An interesting Science Fantasy, sort of parallel universe sort of thing. One in which the butler would dispatch the dog cart to the station in 1818. Passenger railways arrived a little later than this 1818 especially in the south of England. There are other subtle differences in the parallel universe as well. In England at the time some prisoners were transferred to serve in the Royal Navy but they were transferred directly on board ship and wouldn't be allowed to drink in the ale house before hand nor would they be transferred to a commercial ship.
The book deals with wife beating, gypsy fortune tellers, unmarried mothers, forced marriages, people being burnt alive deliberately, homosexuality and its problems in Regency times. Oh and one mustn't forget the hero with his dark problems and rage that can only be solved by the love of the heroine.
I wouldn't say this was a traditional Regency but if you are into science fantasy it may appeal. If it was supposed to be a Regency then it needs proof reading by a good editor to take out the anomalies.
A complex subject background that is handled by an author who has some background in the subject in a very black and white way.
However it does give some insight as to why Americans are happy to live with the roughly $1,000 a year per person their legal system costs.
If you like to think of lawyers as heroes then this book may well be for you. It wasn't for me.
This type of Science Fiction is not my usual book fodder these days but the book is readable. First I had to strip off the fonts and the formatting in Calibre before my epub reader Moonplus reader pro would display it correctly. It starts fairly slowly, it took me to chapter three to get into it but once it starts to roll it improves. Keeping track of who is who I found a little difficult at times, many of the names are similar. I understand one of the authors has a science background and its noticeable that no major liberties are taken on the science side, the quality of writing is not to Terry Pratchett's standard with multiple references at different levels in the same sentence but it uses a number of the same techniques and of course has the mandatory guild of assassins.
For a first self published book its not too bad.
Probably a little more expensive than many of the books on Smashwords but it is well written. Author's who recycle Jane Austin's characters tend to be two a penny and normally I avoid them but Anna Elliott does it very well and manages to write in a style that includes many small domestic details so well worth reading.
Comedy can be difficult and different cultures find different things amusing, I think the author and I are from different cultures. Set in the Regency period but not a traditional Regency many of the characters wouldn't be out of place in a modern American setting.
An interesting book by an American author and worth reading. There are a few small oddities that stand out, would a successful merchant's daughter have been admitted to Almack's? The hero, a doctor, would have been much lower on the social scale than they are presently in the USA and finally why would the heroine and maid wait until after dinner before setting out in a coach to travel to London. Travel by night was normally restricted to full moon but for a journey of 100 miles even with excellent horses it would take two days at eight miles per hour and normally it would take three. It would be very unusual for a women to travel alone even with her maid.

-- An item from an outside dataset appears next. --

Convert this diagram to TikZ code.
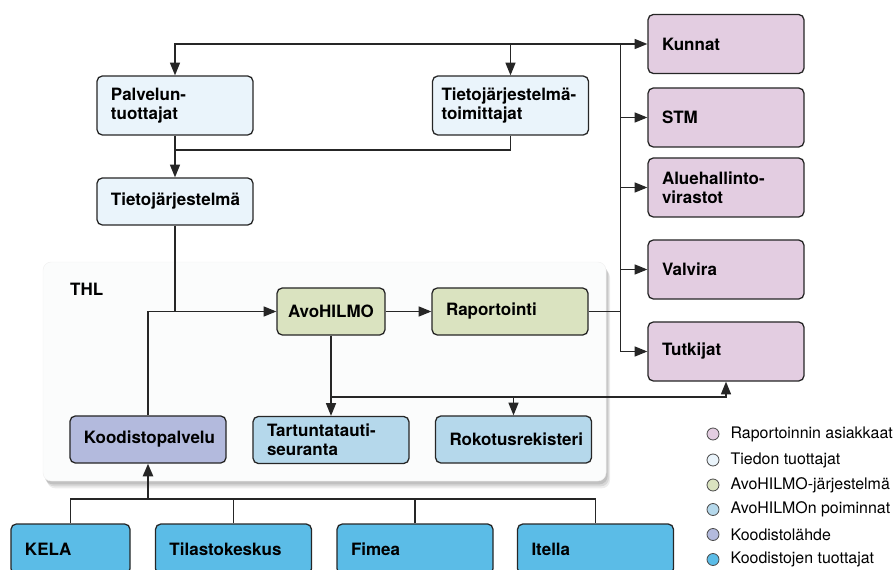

The subject is interesting as is the tale but a little more historical research would have added more credibility.
The epub version seems to be set in Times Roman a serif typeface that is best suited to 300 dots per inch on a screen a sans serif typeface works better.

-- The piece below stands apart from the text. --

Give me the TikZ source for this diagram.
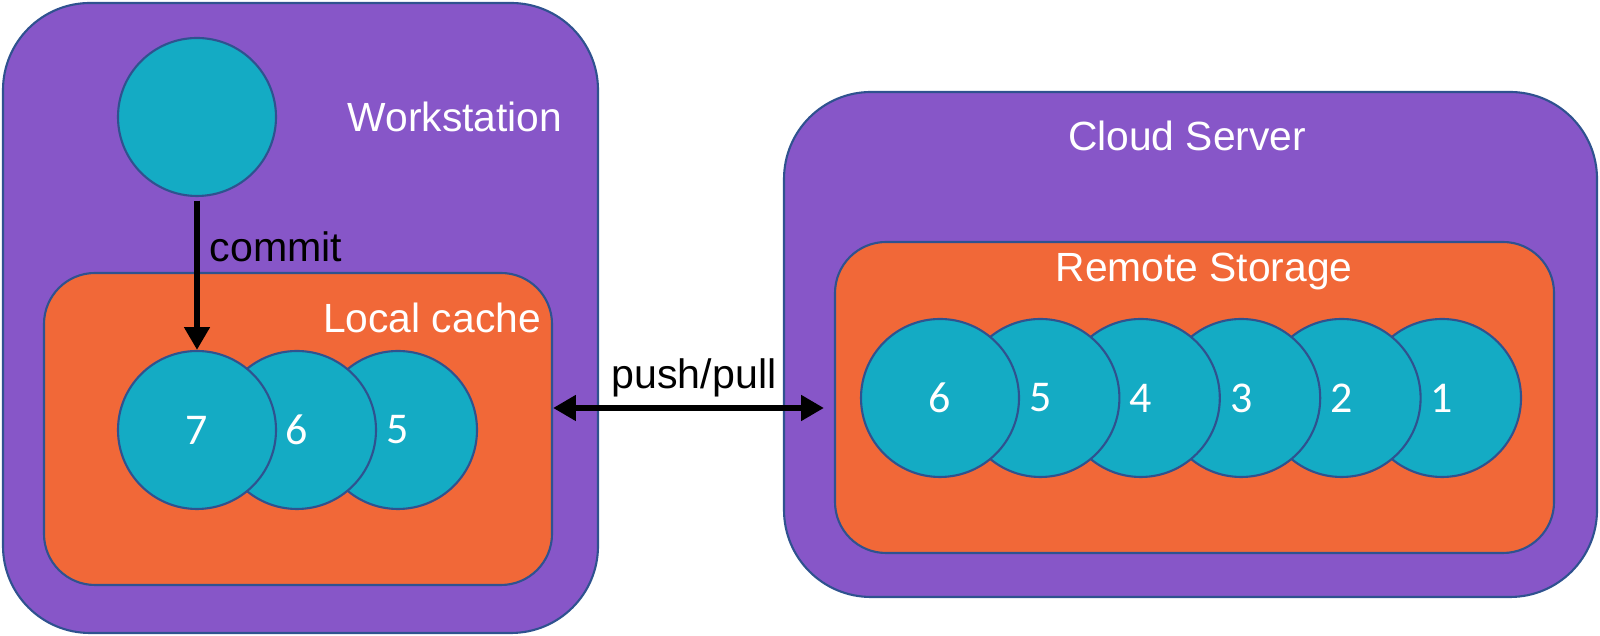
\documentclass[tikz,border=0pt]{standalone}
\usepackage{fontspec}
\setmainfont{Liberation Sans}
\newfontfamily\numfont{Carlito}
\usepackage{tikz}
\usetikzlibrary{arrows.meta}

\definecolor{hostpurple}{RGB}{135,86,200}
\definecolor{storeorange}{RGB}{241,104,56}
\definecolor{committeal}{RGB}{20,171,196}
\definecolor{edgeblue}{RGB}{47,82,143}

\tikzset{
  hostbox/.style={draw=edgeblue,line width=0.6pt,fill=hostpurple,rounded corners=0.87cm,inner sep=0pt},
  storebox/.style={draw=edgeblue,line width=0.6pt,fill=storeorange,rounded corners=0.51cm,inner sep=0pt},
  commitnode/.style={circle,draw=edgeblue,line width=0.6pt,fill=committeal,minimum size=1.58cm,inner sep=0pt,text=white,font=\numfont\fontsize{12.5}{14}\selectfont},
  boxlabel/.style={text=white,font=\fontsize{11.6}{14}\selectfont,inner sep=0pt},
  flow/.style={line width=1.7pt,{Triangle[length=6.5pt,width=7pt]}-{Triangle[length=6.5pt,width=7pt]}}
}

\begin{document}
\begin{tikzpicture}
    \useasboundingbox (0,0) rectangle (16,6.36);
    % boxes
    \node[hostbox,minimum width=5.95cm,minimum height=6.30cm] (ws) at (3.005,3.18) {};
    \node[hostbox,minimum width=8.13cm,minimum height=5.05cm] (cloud) at (11.905,2.915) {};
    \node[storebox,minimum width=5.08cm,minimum height=3.12cm] (cache) at (2.98,2.07) {};
    \node[storebox,minimum width=7.19cm,minimum height=3.11cm] (remote) at (11.945,2.385) {};
    % labels
    \node[boxlabel] (wslabel) at (4.55,5.19) {Workstation};
    \node[boxlabel] (cloudlabel) at (11.87,5.00) {Cloud Server};
    \node[boxlabel] (cachelabel) at (4.32,3.18) {Local cache};
    \node[boxlabel] (remotelabel) at (12.04,3.64) {Remote Storage};
    % commits
    \node[commitnode] (work) at (1.97,5.19) {};
    \foreach \i/\x in {5/3.98,6/2.97,7/1.97}
        \node[commitnode] (c\i) at (\x,2.06) {\i};
    \foreach \i in {1,...,6}
        \node[commitnode] (r\i) at ({14.42-(\i-1)*1.004},2.38) {\i};
    % arrows
    \draw[line width=1.7pt,-{Triangle[length=6.5pt,width=7pt]},shorten <=1pt] (work) -- (c7);
    \node[anchor=west,inner sep=0pt,font=\fontsize{11.7}{14}\selectfont] (commitlabel) at (2.09,3.89) {commit};
    \coordinate (pp) at (6.9,2.28);
    \draw[flow,shorten >=0.1cm] (cache.east |- pp) -- (remote.west |- pp);
    \node[inner sep=0pt,font=\fontsize{11.7}{14}\selectfont] (pplabel) at (6.94,2.58) {push/pull};
\end{tikzpicture}
\end{document}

Generally short sentence length, frothy, readable, the heroine could probably be slipped into a contemporary tale with little change in her dialogue.
A non-traditional Regency written by an American author who has a passion for history rather than knowledge. It would appear that all her heroines jump into bed with their heros without worrying about marriage vows etc.
The first story is a little far fetched but just about believable. The second might appeal if you have a taste for young boys being flogged, the threat of fourteen year girls olds being sent to a brothel. The villain in the story appears to be a guardian grandfather but there is very little logic in his actions. The author would do much better not to mention amounts of money, the amounts she mentions in the story are quite unbelievable and totally unrealistic. Also she doesn't seem to understand commerce for example why mills were normally located where they were.
I must confess I didn't attempt the third story.
Fairly expensive, stodgy, and keep a notepad to hand to keep track of the character's names. I suspect the author was paid by the character.
Certainly not in the same class as Georgette Heyer or Elizabeth Bailey for example.
If you skip the formal academic introduction its simply a very enjoyable book. With a science background I always tend to think that books are to be enjoyed and not dissected but people studying the Arts side of things may feel differently and it is worthy of Academic study.
Traditional Regency yes, but very well constructed based on letters of the time period. One of those very rare books that deserves six stars out of five. If Jane Austin appeals then this one will almost certainly appeal.
I see the book is tagged as Fantasy, its far more that than a Regency. Perhaps a bit of basic historical research might have helped?
It feels as if its an American author who has little knowledge of England or the period and it shows.
Diane Farr is an established writer who has written a number of interesting traditional regencies. The heroine in this one develops in character during the length of the book. Some of her other books are a little lighter.
Interesting book reasonably priced. I'd probably recommend John Playford's The English Dancing Master to the author as a source of dances danced at this time. Traditional Regency 100% historically accurate probably not but a lot better than many and it does look as if some effort was made on the research side. 3 stars maybe 4, thanks for writing it.
Unfortunately the story doesn't hang together for me. For example tenancies were normally one year which suited both sides as rents could then be adjusted according to the yields. ie crop yields down then rents would also be adjusted down.
Travelling from Bath to London setting off later in the morning than one of the characters would fine, but arriving in London that evening would be travelling at speed unknown in these times. There were one or two other points that started to grate as I read so not for me.
There appears to be three stories with four authors. The first tale is well worth the modest price for the collection. The other two weren't quite so entertaining. I still haven't worked out which author wrote which story and there are a number of chapter ones and prologs at the end.
There is a page with titles and authors but the tales appear to be untitled in my ebook reader so although I thoroughly enjoyed the first tale I still don't know what is was called or who wrote it.